After the German paper, Der Spiegel, published an alleged NSA document from
2010, that clearly stated that the US government snooped on EU officials, The
Guardian has added fuel to fire. The British paper has published another report
claiming that France, Germany and Italy were the “targets” of NSA spying.
If Snowden’s
information is authentic, it shows that the US still retains the posture of the
Cold War security state — one that impinges on citizens’ rights and freedoms
supposedly for the sake of security. It also shows that everything is not hunky
and dory with Transatlantic relations — in fact, there are considerable
insecurities that mar ties between traditional allies.
And now we learn, thanks to Edward Snowden, that governments can see exactly which site you visit, and what you do there. When I was researching my book Fatal Faultlines, I visited many extremist websites, including Islamist and right-wing Christian ones. Perhaps these visits were logged into some NSA or GCHQ server, and will be pulled up at some point in the future. Or perhaps I’m just being paranoid. However, you can be certain that if somebody applies for a sensitive government job in the UK or the USA, his or her whole electronic life will be an open book.
5 Europe’s ‘lost’ generation (Jon Henley in The Guardian) According to data out on Monday more than 5.5 million Europeans under-25s are without work, and the number rises inexorably every month. It's been called the "lost generation", a legion of young, often highly qualified people, entering a so-called job market that offers very few any hope of a job – let alone the kind they have been educated for.

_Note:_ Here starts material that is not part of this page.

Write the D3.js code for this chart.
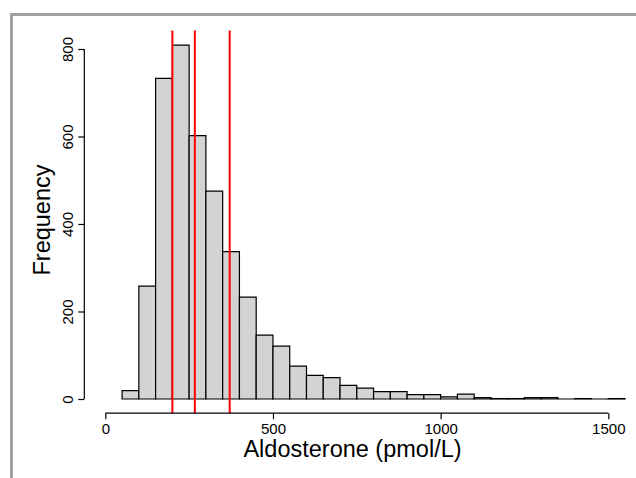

This week, Angela Merkel is convening a jobs summit to address the issue. Yet still the numbers mount up. In Greece, 59.2% of under-25s are out of work. In Sapin, youth unemployment stands at 56.5%; in Italy, it hovers around 40%. Some commentators say the figures overstate the problem: young people in full-time education or training (a large proportion, obviously) are not considered "economically active" and so in some countries are counted as unemployed. That, they say, produces an exaggerated youth unemployment rate.
But others point out Europe’s "economically inactive" now include millions of young people not in work, education or training but who, while technically not unemployed, are nonetheless jobless – and have all but given up looking, at least in their own country. Millions more are on low-paying, temporary contracts. By most measures, the situation is dire.
High youth unemployment doesn't just mean social problems and productivity wasted; it means falling birthrates and intergenerational tension between parents and their thirtysomethings still living at home. "A wholesale destruction," a Bologna University professor says, "of human capital".